Plus de 90% des dispositions prévues par le Ceta sont… déjà entrées en vigueur depuis 2017. Les échanges entre l’UE et le Canada ont augmenté de l’ordre de 50%. De son côté, la France exporte plus de vin, de fromage ou de parfum qu’auparavant. En retour, les importations de minéraux et des métaux rares en provenance du Canada ont augmenté. «Le Ceta entre l’UE et le Canada a permis en six ans d’augmenter de 33 % les exportations françaises vers le Canada. Si on prend l’agriculture, les excédents de la balance commerciale, c’est-à-dire la différence entre les exportations et les importations, sont très largement en augmentation : en hausse de presque 400 millions d’euros en six ans », affirmait Franck Riester, ministre de l’Europe et des Affaires étrangères lors du Salon de l’agriculture en février dernier.
Seuls deux chapitres, qui relèvent de la compétence partagée de l’UE et des instances nationales, ne sont pas encore entrés en vigueur. Ils concernent les investissements et le règlement des différends entre des entreprises européennes et canadiennes. Pour l’application de ces dernières mesures, le texte a besoin d’une ratification de chacun des parlements régionaux et nationaux de l’Union européenne. Or, le Sénat n’a pas donné son feu vert.
Le Ceta est fortement critiqué, notamment par les éleveurs français qui épinglent des importations de viande à des coûts de revient bien inférieurs aux leurs et avec des méthodes moins strictes que celles auxquelles ils sont soumis. En tout état de cause, le bœuf canadien n’a pour l’instant pas déferlé sur l’Europe: l’UE a importé 1360 tonnes l’an dernier contre 340 tonnes en 2016, et la France moins de 30 tonnes en 2023, bien loin des exportations de bœuf européen.

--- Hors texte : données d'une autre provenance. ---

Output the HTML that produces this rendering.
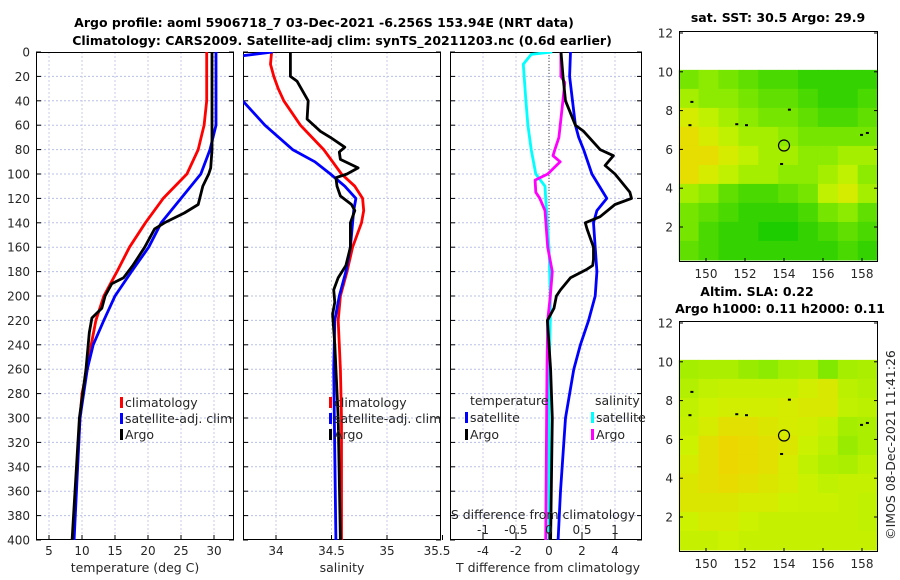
<!DOCTYPE html>
<html><head><meta charset="utf-8"><style>
body{margin:0;background:#fff}
svg{display:block;font-family:"DejaVu Sans","Liberation Sans",sans-serif}
</style></head><body>
<svg id="c" width="900" height="580" viewBox="0 0 900 580"></svg>
<script>
// ---------- data ----------
const depthRedT=[0,20,40,60,80,100,120,140,160,180,200,220,240,260,280,300,340,400];
const climT=[28.9,28.9,28.9,28.5,27.6,25.9,22.3,19.6,17.2,15.3,13.3,12.1,11.4,10.8,10.0,9.7,9.3,8.7];
const depthBlueT=[0,60,80,100,120,140,160,180,200,220,240,260,300,400];
const satT=[30.3,30.3,29.4,28.0,25.0,22.0,20.1,17.5,15.0,13.3,11.7,10.8,9.7,8.8];
const depthArgoT=[0,40,80,95,100,110,125,132,140,145,160,175,185,190,200,210,218,230,260,300,400];
const argoT=[29.7,29.7,29.7,29.5,29.2,28.3,27.6,25.5,22.5,21.0,19.5,17.7,16.3,14.5,13.5,13.0,11.5,11.1,10.6,9.6,8.5];

const depthBlueS=[0,3,10,30,40,60,80,90,100,110,120,130,160,180,200,220,260,400];
const satS=[33.97,33.70,33.3,33.4,33.70,33.90,34.15,34.35,34.49,34.62,34.72,34.70,34.67,34.63,34.57,34.53,34.52,34.54];
const depthRedS=[0,10,20,30,40,60,80,100,110,120,130,140,160,180,200,220,260,300,400];
const climS=[33.96,33.95,33.98,34.02,34.07,34.22,34.43,34.59,34.71,34.78,34.79,34.77,34.69,34.64,34.58,34.56,34.58,34.59,34.59];
const depthArgoS=[0,20,24,40,55,65,70,78,82,88,95,100,103,110,118,125,130,140,160,175,185,195,205,215,240,300,400];
const argoS=[34.13,34.13,34.19,34.29,34.28,34.40,34.49,34.62,34.57,34.58,34.74,34.64,34.54,34.55,34.58,34.68,34.71,34.67,34.67,34.63,34.56,34.52,34.53,34.51,34.53,34.56,34.58];

const depthDTa=[0,20,40,60,65,80,85,93,100,115,120,125,135,140,145,160,170,175,178,185,195,200,210,220,240,260,300,400];
const dTargo=[0.73,0.85,1.0,1.6,2.1,3.1,3.9,3.4,4.0,4.9,5.0,4.0,3.1,2.2,2.3,2.7,2.7,2.65,2.3,1.3,0.7,0.45,0.3,-0.1,0,0.1,0.2,0.1];
const depthDTs=[0,20,60,70,80,100,120,130,140,160,180,200,220,240,260,300,360,400];
const dTsat=[1.3,1.25,1.6,1.8,2.1,2.6,3.5,2.9,2.7,2.8,2.9,2.8,2.4,1.9,1.5,1.0,0.7,0.55];
const depthDSs=[0,2,10,40,60,80,100,110,120,160,200,220,260,400];
const dSsat=[0.05,-0.27,-0.39,-0.35,-0.32,-0.27,-0.2,-0.06,-0.05,0,0.02,0.02,0,0];
const depthDSa=[0,20,25,40,70,80,85,90,100,105,115,120,130,160,180,200,220,260,400];
const dSargo=[0.18,0.18,0.24,0.21,0.15,0.09,0.06,0.17,-0.02,-0.21,-0.2,-0.14,-0.06,-0.02,0.05,0.02,-0.02,-0.03,-0.05];

const depthTicks=[0,20,40,60,80,100,120,140,160,180,200,220,240,260,280,300,320,340,360,380,400];
const tTicks=[5,10,15,20,25,30];
const sTicks=[34,34.5,35,35.5];
const dTTicks=[-4,-2,0,2,4];
const dSTicks=[-1,-0.5,0,0.5,1];
const sstGrid=[
[.4,.5,.4,.3,.2,.2,.1,.1,.1,.1],
[.6,.5,.5,.4,.3,.3,.2,.1,.1,.2],
[.8,.7,.6,.5,.4,.4,.3,.2,.2,.3],
[.9,.8,.7,.6,.6,.5,.4,.4,.4,.4],
[.9,.9,.8,.7,.6,.6,.5,.5,.6,.6],
[.9,.8,.7,.6,.6,.5,.5,.6,.7,.5],
[.6,.5,.3,.2,.2,.3,.4,.7,.8,.6],
[.4,.3,.2,.1,.1,.1,.2,.4,.5,.3],
[.4,.2,.1,.1,0,0,.1,.2,.3,.2],
[.3,.2,.1,.1,.1,.1,.1,.1,.2,.1]];
const slaGrid=[
[.6,.62,.62,.55,.5,.6,.62,.45,.6,.62],
[.65,.7,.72,.72,.72,.72,.78,.82,.68,.65],
[.7,.75,.78,.78,.78,.8,.82,.82,.7,.68],
[.72,.8,.88,.88,.84,.8,.78,.72,.6,.62],
[.75,.88,.95,.92,.88,.84,.74,.68,.55,.62],
[.8,.88,.95,.92,.88,.8,.7,.64,.62,.68],
[.84,.88,.92,.88,.84,.8,.74,.7,.72,.72],
[.84,.84,.84,.8,.8,.75,.74,.74,.72,.7],
[.75,.8,.8,.75,.72,.72,.72,.72,.72,.7],
[.72,.72,.75,.72,.72,.72,.72,.72,.72,.72]];
const lonTicks=[150,152,154,156,158];
const latTicks=[2,4,6,8,10,12];
const argoPos=[154,6.2];

// ---------- helpers ----------
const svg=document.getElementById('c');
const NS='http://www.w3.org/2000/svg';
function el(tag,attrs,parent){const e=document.createElementNS(NS,tag);for(const k in attrs)e.setAttribute(k,attrs[k]);(parent||svg).appendChild(e);return e;}
function txt(s,x,y,opt,parent){const t=el('text',Object.assign({x:x,y:y,'font-size':12,fill:'#262626'},opt||{}),parent);t.textContent=s;return t;}
const Y0=52,Y1=540;
const yD=d=>Y0+d*(Y1-Y0)/400;
function lin(d0,d1,p0,p1){return v=>p0+(v-d0)*(p1-p0)/(d1-d0);}
const P1={x0:36,x1:234}, P2={x0:243,x1:441}, P3={x0:450,x1:642};
const xT=lin(5,30,49,214), xS=lin(34,35,276,387), xDT=lin(0,4,549,615), xDS=lin(0,1,549,615);

function frame(P,name,ticksX,xf){
  const g=el('g',{});
  
  
  el('rect',{x:P.x0,y:Y0,width:P.x1-P.x0,height:Y1-Y0,fill:'#fff'},g);
  depthTicks.forEach(d=>{if(d>0&&d<400)el('line',{x1:P.x0,x2:P.x1,y1:yD(d),y2:yD(d),stroke:'#b8c0e8','stroke-width':1,'stroke-dasharray':'2,2'},g);});
  ticksX.forEach(v=>{const x=xf(v);if(x>P.x0&&x<P.x1)el('line',{x1:x,x2:x,y1:Y0,y2:Y1,stroke:'#c8c8e8','stroke-width':1,'stroke-dasharray':'2,2'},g);});
  depthTicks.forEach(d=>{el('line',{x1:P.x0,x2:P.x0+5,y1:yD(d),y2:yD(d),stroke:'#000'},g);el('line',{x1:P.x1-5,x2:P.x1,y1:yD(d),y2:yD(d),stroke:'#000'},g);});
  ticksX.forEach(v=>{const x=xf(v);if(x>=P.x0&&x<=P.x1+2){el('line',{x1:x,x2:x,y1:Y1,y2:Y1-5,stroke:'#000'},g);}});
  el('rect',{x:P.x0+.5,y:Y0+.5,width:P.x1-P.x0-1,height:Y1-Y0-1,fill:'none',stroke:'#000','stroke-width':1},g);
  const cp=el('clipPath',{id:'cp'+name},g);
  el('rect',{x:P.x0,y:Y0,width:P.x1-P.x0,height:Y1-Y0},cp);
  return g;
}
function line(g,depths,vals,xf,color,name,clip){
  const pts=depths.map((d,i)=>xf(vals[i]).toFixed(1)+','+yD(d).toFixed(1)).join(' ');
  const p=el('polyline',{points:pts,fill:'none',stroke:color,'stroke-width':2.8,'stroke-linejoin':'round','clip-path':'url(#cp'+clip+')'},g);
  
  
}
function legendItem(g,x,y,color,label,name){
  const gg=el('g',{},g);
  
  
  el('rect',{x:x,y:y-10,width:3,height:11,fill:color},gg);
  txt(label,x+5,y,{'font-size':12.5},gg);
}

// titles
txt('Argo profile: aoml 5906718_7 03-Dec-2021 -6.256S 153.94E (NRT data)',324,27,{'font-weight':'bold','font-size':12.5,'text-anchor':'middle',fill:'#000',});
txt('Climatology: CARS2009. Satellite-adj clim: synTS_20211203.nc (0.6d earlier)',342,45,{'font-weight':'bold','font-size':12.5,'text-anchor':'middle',fill:'#000',});

// panel 1
const g1=frame(P1,'temperature-panel',tTicks,xT);
line(g1,depthRedT,climT,xT,'#ff0000','climatology-temperature-line','temperature-panel');
line(g1,depthBlueT,satT,xT,'#0000ff','satellite-temperature-line','temperature-panel');
line(g1,depthArgoT,argoT,xT,'#000000','argo-temperature-line','temperature-panel');
depthTicks.forEach(d=>txt(String(d),30,yD(d)+4.5,{'text-anchor':'end','font-size':12}));
tTicks.forEach(v=>txt(String(v),xT(v),555,{'text-anchor':'middle','font-size':12}));
txt('temperature (deg C)',135,572,{'text-anchor':'middle','font-size':12.5,});
legendItem(g1,120,407,'#ff0000','climatology','legend-climatology');
legendItem(g1,120,423,'#0000ff','satellite-adj. clim','legend-satellite-adj');
legendItem(g1,120,439,'#000000','Argo','legend-argo');

// panel 2
const g2=frame(P2,'salinity-panel',sTicks,xS);
line(g2,depthRedS,climS,xS,'#ff0000','climatology-salinity-line','salinity-panel');
line(g2,depthBlueS,satS,xS,'#0000ff','satellite-salinity-line','salinity-panel');
line(g2,depthArgoS,argoS,xS,'#000000','argo-salinity-line','salinity-panel');
sTicks.forEach(v=>txt(String(v),Math.min(xS(v),437),555,{'text-anchor':'middle','font-size':12}));
txt('salinity',342,572,{'text-anchor':'middle','font-size':12.5,});
legendItem(g2,329,407,'#ff0000','climatology','legend-climatology-s');
legendItem(g2,329,423,'#0000ff','satellite-adj. clim','legend-satellite-adj-s');
legendItem(g2,329,439,'#000000','Argo','legend-argo-s');

// panel 3
const g3=frame(P3,'difference-panel',dTTicks,xDT);
el('line',{x1:xDT(0),x2:xDT(0),y1:Y0,y2:Y1,stroke:'#444','stroke-width':1,'stroke-dasharray':'1,2'},g3);
line(g3,depthDSs,dSsat,xDS,'#00ffff','satellite-salinity-diff-line','difference-panel');
line(g3,depthDSa,dSargo,xDS,'#ff00ff','argo-salinity-diff-line','difference-panel');
line(g3,depthDTs,dTsat,xDT,'#0000ff','satellite-temperature-diff-line','difference-panel');
line(g3,depthDTa,dTargo,xDT,'#000000','argo-temperature-diff-line','difference-panel');
dTTicks.forEach(v=>txt(String(v),xDT(v),555,{'text-anchor':'middle','font-size':12}));
txt('T difference from climatology',548,572,{'text-anchor':'middle','font-size':12.5,});
txt('S difference from climatology',543,519,{'text-anchor':'middle','font-size':12.5,});
dSTicks.forEach(v=>{txt(String(v),xDS(v),534,{'text-anchor':'middle','font-size':12});el('line',{x1:xDS(v),x2:xDS(v),y1:532,y2:540,stroke:'#000'},g3);});
txt('temperature',470,405,{'font-size':12.5});
txt('salinity',595,405,{'font-size':12.5});
legendItem(g3,465,422,'#0000ff','satellite','legend-t-satellite');
legendItem(g3,465,439,'#000000','Argo','legend-t-argo');
legendItem(g3,591,422,'#00ffff','satellite','legend-s-satellite');
legendItem(g3,591,439,'#ff00ff','Argo','legend-s-argo');

// maps
const stops=[[0,[30,205,0]],[0.5,[140,235,0]],[0.75,[205,242,0]],[1,[245,208,0]]];
function cmap(v){for(let i=1;i<stops.length;i++){if(v<=stops[i][0]){const a=stops[i-1],b=stops[i];const t=(v-a[0])/(b[0]-a[0]);return 'rgb('+a[1].map((c,k)=>Math.round(c+t*(b[1][k]-c))).join(',')+')';}}return 'rgb(245,208,0)';}
function map(top,grid,name){
  const X0=679,X1=878,T=top,B=top+231;
  const xl=lin(150,158,706,862), yl=lin(12,2,T+2,T+196);
  const g=el('g',{});
  
  
  el('rect',{x:X0,y:T,width:X1-X0,height:B-T,fill:'#fff'},g);
  const lon0=148.6,lon1=158.8,lat0=10.1,lat1=0.3;
  const nr=grid.length,nc=grid[0].length;
  grid.forEach((row,r)=>row.forEach((v,c)=>{
    const xa=xl(lon0+(lon1-lon0)*c/nc), xb=xl(lon0+(lon1-lon0)*(c+1)/nc);
    const ya=yl(lat0+(lat1-lat0)*r/nr), yb=yl(lat0+(lat1-lat0)*(r+1)/nr);
    const cell=el('rect',{x:xa,y:ya,width:xb-xa+0.5,height:yb-ya+0.5,fill:cmap(v)},g);
    
    
  }));
  [[152,7.3],[151.5,7.35],[154.2,8.1],[158.2,6.9],[157.9,6.8],[153.8,5.3],[149.2,8.5],[149.1,7.3]].forEach(p=>el('rect',{x:xl(p[0]),y:yl(p[1]),width:3,height:2,fill:'#000'},g));
  const cc=el('circle',{cx:xl(argoPos[0]),cy:yl(argoPos[1]),r:5.5,fill:'none',stroke:'#000','stroke-width':1.2},g);
  
  
  el('rect',{x:X0+.5,y:T+.5,width:X1-X0-1,height:B-T-1,fill:'none',stroke:'#000'},g);
  latTicks.forEach(v=>{const y=yl(v);el('line',{x1:X0,x2:X0+4,y1:y,y2:y,stroke:'#000'},g);el('line',{x1:X1-4,x2:X1,y1:y,y2:y,stroke:'#000'},g);txt(String(v),673,y+4.5,{'text-anchor':'end','font-size':12});});
  lonTicks.forEach(v=>{const x=xl(v);el('line',{x1:x,x2:x,y1:B,y2:B-4,stroke:'#000'},g);txt(String(v),x,B+16,{'text-anchor':'middle','font-size':12});});
}
txt('sat. SST: 30.5 Argo: 29.9',778,22,{'font-weight':'bold','font-size':12.5,'text-anchor':'middle',fill:'#000',});
map(31,sstGrid,'sst-map');
txt('Altim. SLA: 0.22',757,296,{'font-weight':'bold','font-size':12.5,'text-anchor':'middle',fill:'#000',});
txt('Argo h1000: 0.11 h2000: 0.11',780,313,{'font-weight':'bold','font-size':12.5,'text-anchor':'middle',fill:'#000',});
map(321,slaGrid,'sla-map');
txt('©IMOS 08-Dec-2021 11:41:26',0,0,{'font-size':12.5,'text-anchor':'middle',transform:'translate(895,445) rotate(-90)',});
</script>
</body></html>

Certaines ONG écologistes dénoncent également le manque d’engagements contre le dérèglement climatique dans l’accord. «L’ADN de l’accord est incompatible avec les accords de Paris», affirme Mathilde Dupré, codirectrice de l’institut Veblen et autrice en janvier d’un bilan critique du Ceta. Selon elle, le traité a d’abord permis de dynamiser le commerce sur des produits polluants à l’instar des véhicules et des hydrocarbures. Déjà en 2017, un rapport d’experts nommés par le gouvernement français pointait le «manque d’ambition» du texte de 2.300 pages, assorties d’«aucun engagement contraignant» en matière climatique.
Après ce refus du Sénat, l’accord ne sera pas renégocié. Le texte sera renvoyé à l’Assemblée nationale et pourrait être rejeté définitivement par la France si Paris va jusqu’au bout de la démarche. En juillet 2020, le gouvernement de Chypre a déjà rejeté le processus de ratification, mais le gouvernement ne l’a jamais notifié à la Commission européenne, ce qui permet à l’accord de continuer à s’appliquer. En attendant, le Ceta devra tout de même être appliqué. Mais la Commission européenne n’a pas de juridiction de sanction. Dans les faits, certaines normes pourraient donc ne pas être appliquées en France. Pour seul recours, le Canada aurait la possibilité de porter plainte à l’OMC pour non-respect de l’accord.